The ALS Bucket Challenge has raised a wonderful amount of awareness and not a small amount of money for research.  However, in a world that so often hurts for water, how shall we justify our actions? (One friend I have went further and asked how we justify swimming pools; the point is well taken.)  We are required to make what St Maximos calls a "gnomic" choice, an action of will in which there is no immediate right answer, but pragmatic or other factors than the Kingdom of God have full sway.


The other example, and I am going to be somewhat oblique about it, is when the financial stability of an institution requires the termination of employment for some workers (usually, as the case goes, those on the bottom rungs of the ladder, who are often the most financially vulnerable).  To cause good, we cause great harm.


Let us now imagine that we have been hurt in some way: the reaction we have (remembering that our reactions, because of sin, act unnaturally, but also retain some connection and reflection to our original state) is protests of unfairness, injustice, or undue malice.  Most likely, we will get at turns angry and depressed and so on.  This leads us to the next stage: the judgment of the injurer.  They are bad people, evil people, greedy people, etc.  The use of the adjectival modifier, though, is not meant to describe the actions of the person, but their very nature: this is why we find it so hard to believe apologies or repentance, for how can anyone really change?  It may be that the characteristic actions of a person are those called avarice, fair enough.  But what modifier have we, unconsciously, chosen for ourselves? We are unforgiving.  While we may have been hurt, and often badly and sometimes irreparably, the damage inflicted upon our souls and therefore the world by not forgiving is infinitely greater than any earthly injustice.  "Fear not him who can kill the body, but rather him who can cast both body and soul into Gehenna."  I've heard many interpretations of this passage, some saying the truly fearful one is Satan, some saying it is Christ, but the truly fearful one, the one St Augustine calls "nothing but a guide to my own self-destruction" is me.  Christ gives us the prayer to "forgive us our trespasses, as we forgive those who trespass against us" for "if you do not forgive others their trespasses, neither will your Heavenly Father forgive you."  To be unforgiving, to remember wrongs, to not seek reconciliation is to already be cast into Gehenna in the here-and-now, with the fullness thereof to be revealed later.  To be forgiving is to be like God, so that forgiveness is His Image. By forgiveness we overcome the corrupting influences of sin: the Cross opens up the possibility to us, forgiveness is not something we do on our own.

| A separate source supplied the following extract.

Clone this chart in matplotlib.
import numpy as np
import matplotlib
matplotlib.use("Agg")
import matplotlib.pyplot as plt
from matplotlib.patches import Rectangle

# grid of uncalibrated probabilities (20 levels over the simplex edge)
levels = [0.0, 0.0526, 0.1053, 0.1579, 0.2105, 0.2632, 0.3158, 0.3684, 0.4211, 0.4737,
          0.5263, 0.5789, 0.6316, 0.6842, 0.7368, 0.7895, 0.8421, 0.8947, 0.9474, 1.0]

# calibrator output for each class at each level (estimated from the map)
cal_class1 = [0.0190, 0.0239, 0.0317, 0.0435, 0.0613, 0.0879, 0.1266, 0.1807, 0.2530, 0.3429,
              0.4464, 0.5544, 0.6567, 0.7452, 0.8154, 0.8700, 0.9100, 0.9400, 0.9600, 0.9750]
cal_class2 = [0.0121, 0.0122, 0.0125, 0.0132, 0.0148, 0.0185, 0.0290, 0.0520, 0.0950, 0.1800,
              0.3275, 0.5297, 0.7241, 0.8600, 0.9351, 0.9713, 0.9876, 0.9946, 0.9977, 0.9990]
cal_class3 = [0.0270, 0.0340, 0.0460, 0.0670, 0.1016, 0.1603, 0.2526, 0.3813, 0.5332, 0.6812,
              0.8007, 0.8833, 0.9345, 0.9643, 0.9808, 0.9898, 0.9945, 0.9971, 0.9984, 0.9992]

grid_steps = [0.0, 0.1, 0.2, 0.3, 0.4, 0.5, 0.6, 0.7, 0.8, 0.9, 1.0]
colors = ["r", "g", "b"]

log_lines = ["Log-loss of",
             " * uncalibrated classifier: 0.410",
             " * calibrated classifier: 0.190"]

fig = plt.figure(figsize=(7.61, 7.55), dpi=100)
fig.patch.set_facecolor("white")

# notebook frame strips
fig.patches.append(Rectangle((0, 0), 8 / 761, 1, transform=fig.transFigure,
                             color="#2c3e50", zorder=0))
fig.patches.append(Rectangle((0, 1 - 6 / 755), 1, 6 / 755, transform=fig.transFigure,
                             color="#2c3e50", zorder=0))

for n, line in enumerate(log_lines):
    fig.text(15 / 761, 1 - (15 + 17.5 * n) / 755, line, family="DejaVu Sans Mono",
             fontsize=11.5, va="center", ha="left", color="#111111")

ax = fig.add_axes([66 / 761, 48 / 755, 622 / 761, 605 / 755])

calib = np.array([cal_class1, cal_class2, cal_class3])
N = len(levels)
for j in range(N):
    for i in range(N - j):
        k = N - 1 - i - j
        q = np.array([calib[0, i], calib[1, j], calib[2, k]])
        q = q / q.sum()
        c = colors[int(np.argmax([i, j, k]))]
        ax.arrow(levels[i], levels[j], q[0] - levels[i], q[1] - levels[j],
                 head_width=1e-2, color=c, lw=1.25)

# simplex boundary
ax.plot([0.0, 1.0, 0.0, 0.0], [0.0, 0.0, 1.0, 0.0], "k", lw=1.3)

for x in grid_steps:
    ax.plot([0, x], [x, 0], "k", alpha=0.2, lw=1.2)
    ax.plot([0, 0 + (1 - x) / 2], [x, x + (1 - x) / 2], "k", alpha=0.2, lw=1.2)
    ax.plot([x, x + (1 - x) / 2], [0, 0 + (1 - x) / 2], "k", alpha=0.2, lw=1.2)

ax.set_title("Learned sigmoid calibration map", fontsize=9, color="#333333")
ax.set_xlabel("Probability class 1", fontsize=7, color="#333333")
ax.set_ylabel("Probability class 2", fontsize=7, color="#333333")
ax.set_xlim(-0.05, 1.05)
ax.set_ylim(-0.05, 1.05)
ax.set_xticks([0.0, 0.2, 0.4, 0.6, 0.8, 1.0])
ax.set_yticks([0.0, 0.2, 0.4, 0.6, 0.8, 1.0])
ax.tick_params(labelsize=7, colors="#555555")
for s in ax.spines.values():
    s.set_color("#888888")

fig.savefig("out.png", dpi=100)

Having this mind like Christ, we can see those who hurt us not as monsters, but as brothers and sisters (due to their shared humanity, not necessarily their faith) in need of the healing of Christ as we are in need of healing.  St James tells us "Brethren, if anyone among you wanders from the truth, and someone turns him back, let him know that he who turns a sinner from the error of his way will save a soul from death and cover a multitude of sins." Wandering from the truth is not just an intellectual or doctrinal error, but not living out the way of Christ.  Any time we hurt, or injure, or do an injustice to one another we wander from the truth.  So we who live out that truth, who are forgiving to those who even crucify us, participate in the salvation of our brothers and sisters.  While Christ alone saves, He calls us to assist Him in this great work, by bearing one another's burdens, by forgiving as we have been forgiven, and by turning a sinner from the error of his ways.  In this is love perfected and Christ made manifest to our hurting world: "They will know you are My disciples by your love for one another."